I have to admit, while watching the film I was a bit frustrated at times. The film does indeed begin with a torture scene, which immediately grabbed me, but afterwards I couldn’t help but ask if the filmmakers were suggesting that the actions of the Americans was fully justified. I was fully immersed in the film’s story and performances, and in all honesty it hardly felt like the move was over two-and-a-half hours. Still, my frustrations remained for most of the running time too (perhaps in no small part as we all knew what the ending would be), and I found myself wondering if the film could have posed more questions about did the ends justify the means.
Then…the final shot happened. After a visceral and dynamic climax where I couldn’t stand to blink for a moment, Bigelow and Boal gave us the final shot that the film needed.

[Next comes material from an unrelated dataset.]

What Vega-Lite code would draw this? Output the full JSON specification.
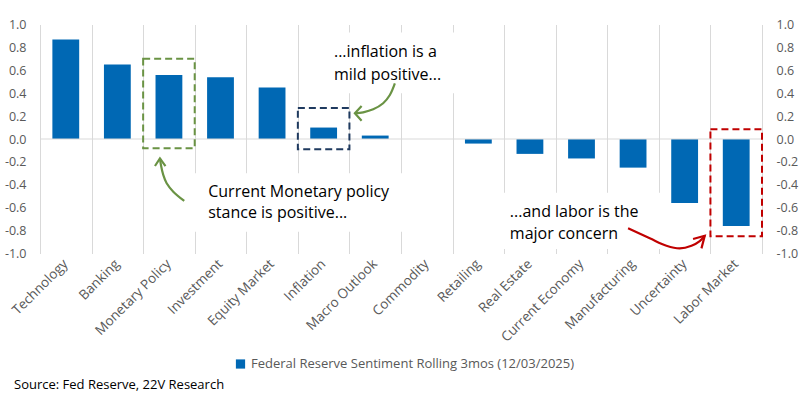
{
  "$schema": "https://vega.github.io/schema/vega-lite/v6.json",
  "width": 722,
  "height": 229,
  "autosize": {"type": "none"},
  "padding": {"left": 40, "top": 24.5, "right": 40, "bottom": 144.5},
  "config": {
    "view": {"stroke": null},
    "font": "Open Sans",
    "axis": {"labelFont": "Open Sans", "labelColor": "#595959", "labelFontSize": 12.5},
    "legend": {"labelFont": "Open Sans"}
  },
  "title": {
    "text": "Source: Fed Reserve, 22V Research",
    "orient": "bottom",
    "anchor": "start",
    "frame": "group",
    "dx": -26,
    "offset": 7,
    "fontSize": 13,
    "fontWeight": "normal",
    "color": "#000000",
    "font": "Open Sans"
  },
  "datasets": {
    "bars": [
      {"category": "Technology", "value": 0.87},
      {"category": "Banking", "value": 0.65},
      {"category": "Monetary Policy", "value": 0.56},
      {"category": "Investment", "value": 0.54},
      {"category": "Equity Market", "value": 0.45},
      {"category": "Inflation", "value": 0.10},
      {"category": "Macro Outlook", "value": 0.03},
      {"category": "Commodity", "value": 0.0},
      {"category": "Retailing", "value": -0.04},
      {"category": "Real Estate", "value": -0.13},
      {"category": "Current Economy", "value": -0.17},
      {"category": "Manufacturing", "value": -0.25},
      {"category": "Uncertainty", "value": -0.56},
      {"category": "Labor Market", "value": -0.76}
    ],
    "textboxes": [
      {"xq": 2.93, "xq2": 7.2, "yv": -0.30, "yv2": -0.81},
      {"xq": 5.6, "xq2": 8.15, "yv": 0.93, "yv2": 0.40},
      {"xq": 8.88, "xq2": 12.17, "yv": -0.47, "yv2": -0.96}
    ],
    "zero": [{"xq": 0, "xq2": 14, "yv": 0}],
    "boxes": [
      {"key": "mp", "xq": 2, "xq2": 3, "yv": 0.70, "yv2": -0.08},
      {"key": "inf", "xq": 5, "xq2": 6, "yv": 0.27, "yv2": -0.09},
      {"key": "lab", "xq": 13, "xq2": 14, "yv": 0.085, "yv2": -0.85}
    ],
    "arrows": [
      {"key": "mpArrow", "i": 0, "xq": 2.797, "yv": -0.541},
      {"key": "mpArrow", "i": 1, "xq": 2.584, "yv": -0.460},
      {"key": "mpArrow", "i": 2, "xq": 2.456, "yv": -0.387},
      {"key": "mpArrow", "i": 3, "xq": 2.390, "yv": -0.314},
      {"key": "mpArrow", "i": 4, "xq": 2.345, "yv": -0.227},
      {"key": "mpArrow", "i": 5, "xq": 2.326, "yv": -0.169},
      {"key": "infArrow", "i": 0, "xq": 6.881, "yv": 0.485},
      {"key": "infArrow", "i": 1, "xq": 6.784, "yv": 0.384},
      {"key": "infArrow", "i": 2, "xq": 6.654, "yv": 0.312},
      {"key": "infArrow", "i": 3, "xq": 6.461, "yv": 0.259},
      {"key": "infArrow", "i": 4, "xq": 6.267, "yv": 0.233},
      {"key": "infArrow", "i": 5, "xq": 6.106, "yv": 0.224},
      {"key": "labArrow", "i": 0, "xq": 11.403, "yv": -0.780},
      {"key": "labArrow", "i": 1, "xq": 11.824, "yv": -0.867},
      {"key": "labArrow", "i": 2, "xq": 12.148, "yv": -0.932},
      {"key": "labArrow", "i": 3, "xq": 12.405, "yv": -0.955},
      {"key": "labArrow", "i": 4, "xq": 12.632, "yv": -0.932},
      {"key": "labArrow", "i": 5, "xq": 12.793, "yv": -0.891},
      {"key": "labArrow", "i": 6, "xq": 12.890, "yv": -0.845}
    ],
    "heads": [
      {"key": "mpArrow", "i": 0, "xq": 2.229, "yv": -0.236},
      {"key": "mpArrow", "i": 1, "xq": 2.326, "yv": -0.169},
      {"key": "mpArrow", "i": 2, "xq": 2.433, "yv": -0.236},
      {"key": "infArrow", "i": 0, "xq": 6.236, "yv": 0.288},
      {"key": "infArrow", "i": 1, "xq": 6.106, "yv": 0.224},
      {"key": "infArrow", "i": 2, "xq": 6.236, "yv": 0.160},
      {"key": "labArrow", "i": 0, "xq": 12.663, "yv": -0.873},
      {"key": "labArrow", "i": 1, "xq": 12.890, "yv": -0.845},
      {"key": "labArrow", "i": 2, "xq": 12.826, "yv": -0.955}
    ],
    "labels": [
      {"line": "...inflation is a", "xq": 5.70, "yv": 0.76},
      {"line": "mild positive...", "xq": 5.70, "yv": 0.559},
      {"line": "Current Monetary policy", "xq": 3.262, "yv": -0.460},
      {"line": "stance is positive...", "xq": 3.262, "yv": -0.649},
      {"line": "...and labor is the", "xq": 9.11, "yv": -0.635},
      {"line": "major concern", "xq": 9.11, "yv": -0.832}
    ]
  },
  "layer": [
    {
      "data": {"name": "bars"},
      "mark": {"type": "bar"},
      "encoding": {
        "x": {
          "field": "category",
          "type": "nominal",
          "sort": null,
          "scale": {"paddingInner": 0.48, "paddingOuter": 0.24},
          "axis": {
            "title": null,
            "orient": "bottom",
            "labelAngle": -45,
            "labelAlign": "right",
            "labelBaseline": "middle",
            "labelPadding": 8,
            "labelFontSize": 13.5,
            "domain": false,
            "ticks": false,
            "grid": false
          }
        },
        "y": {
          "field": "value",
          "type": "quantitative",
          "scale": {"domain": [-1, 1], "nice": false, "zero": false},
          "axis": {
            "title": null,
            "orient": "left",
            "values": [-1, -0.8, -0.6, -0.4, -0.2, 0, 0.2, 0.4, 0.6, 0.8, 1],
            "labelExpr": "replace(format(datum.value, '.1f'), '\u2212', '-')",
            "domain": false,
            "ticks": false,
            "grid": false,
            "labelPadding": 14
          }
        },
        "y2": {"datum": 0},
        "color": {
          "datum": "Federal Reserve Sentiment Rolling 3mos (12/03/2025)",
          "type": "nominal",
          "scale": {"range": ["#0068B4"]},
          "legend": {
            "title": null,
            "orient": "none",
            "legendX": 194,
            "legendY": 333,
            "symbolType": "square",
            "symbolSize": 85,
            "symbolStrokeWidth": 0,
            "labelFontSize": 13,
            "labelColor": "#595959",
            "labelLimit": 500
          }
        }
      }
    },
    {
      "encoding": {
        "x": {
          "field": "xq",
          "type": "quantitative",
          "scale": {"domain": [0, 14], "nice": false, "zero": false},
          "axis": {
            "title": null,
            "orient": "top",
            "values": [0, 1, 2, 3, 4, 5, 6, 7, 8, 9, 10, 11, 12, 13, 14],
            "labels": false,
            "ticks": false,
            "domain": false,
            "grid": true,
            "gridColor": "#D9D9D9",
            "gridWidth": 1
          }
        },
        "y": {
          "field": "yv",
          "type": "quantitative",
          "scale": {"domain": [-1, 1], "nice": false, "zero": false},
          "axis": {
            "title": null,
            "orient": "right",
            "values": [-1, -0.8, -0.6, -0.4, -0.2, 0, 0.2, 0.4, 0.6, 0.8, 1],
            "labelExpr": "replace(format(datum.value, '.1f'), '\u2212', '-')",
            "domain": false,
            "ticks": false,
            "grid": false,
            "labelPadding": 14
          }
        }
      },
      "layer": [
        {
          "data": {"name": "textboxes"},
          "mark": {"type": "rect", "fill": "#FFFFFF", "stroke": null},
          "encoding": {"x2": {"field": "xq2"}, "y2": {"field": "yv2"}}
        },
        {
          "data": {"name": "zero"},
          "mark": {"type": "rule", "color": "#D9D9D9", "strokeWidth": 1},
          "encoding": {"x2": {"field": "xq2"}}
        },
        {
          "data": {"name": "boxes"},
          "mark": {"type": "rect", "filled": false, "strokeWidth": 2, "strokeDash": [7, 4]},
          "encoding": {
            "x2": {"field": "xq2"},
            "y2": {"field": "yv2"},
            "stroke": {
              "field": "key",
              "type": "nominal",
              "scale": {
                "domain": ["mp", "inf", "lab", "mpArrow", "infArrow", "labArrow"],
                "range": ["#6A9344", "#1F3A5F", "#C00000", "#6A9344", "#6A9344", "#C00000"]
              },
              "legend": null
            }
          }
        },
        {
          "data": {"name": "arrows"},
          "mark": {"type": "line", "strokeWidth": 2.2, "interpolate": "catmull-rom"},
          "encoding": {
            "order": {"field": "i", "type": "quantitative"},
            "detail": {"field": "key"},
            "stroke": {
              "field": "key",
              "type": "nominal",
              "scale": {
                "domain": ["mp", "inf", "lab", "mpArrow", "infArrow", "labArrow"],
                "range": ["#6A9344", "#1F3A5F", "#C00000", "#6A9344", "#6A9344", "#C00000"]
              },
              "legend": null
            }
          }
        },
        {
          "data": {"name": "heads"},
          "mark": {"type": "line", "strokeWidth": 2.2},
          "encoding": {
            "order": {"field": "i", "type": "quantitative"},
            "detail": {"field": "key"},
            "stroke": {
              "field": "key",
              "type": "nominal",
              "scale": {
                "domain": ["mp", "inf", "lab", "mpArrow", "infArrow", "labArrow"],
                "range": ["#6A9344", "#1F3A5F", "#C00000", "#6A9344", "#6A9344", "#C00000"]
              },
              "legend": null
            }
          }
        },
        {
          "data": {"name": "labels"},
          "mark": {"type": "text", "align": "left", "baseline": "middle", "fontSize": 16, "font": "Open Sans", "color": "#000000"},
          "encoding": {"text": {"field": "line"}}
        }
      ]
    }
  ],
  "resolve": {"scale": {"x": "independent", "y": "independent", "color": "independent"}}
}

Not to spoil much, but it was a tender and emotional moment with the film’s lead of Maya. Up to this point we had indeed been seeing this war on terror through her determined mind. Now that it was over, however, both Maya and us viewers were left to ponder what it all meant. Perhaps I’m trying to over-analyze a film that is in many ways just an action film, but I personally don’t think that the filmmakers could have capped off such a compelling work of cinema with a more long-lasting image.
At the end of the day, Zero Dark Thirty is a fabulous political thriller, and the most satisfying American film of the year overall. Whether the filmmakers intended the film to attract this much public outcry is hard to say, but I’m certain they aren’t appreciative that their hard work is being judged as amoral. It’s also an absolute shame that Kathryn Bigelow was denied a best director nomination this year (along with other shoe-ins like Paul Thomas Anderson, Ben Affleck, and Wes Anderson), but it seems the film has earned itself another merit. Zero Dark Thirty is easily the most controversial film, amidst the most controversial Oscar season in years.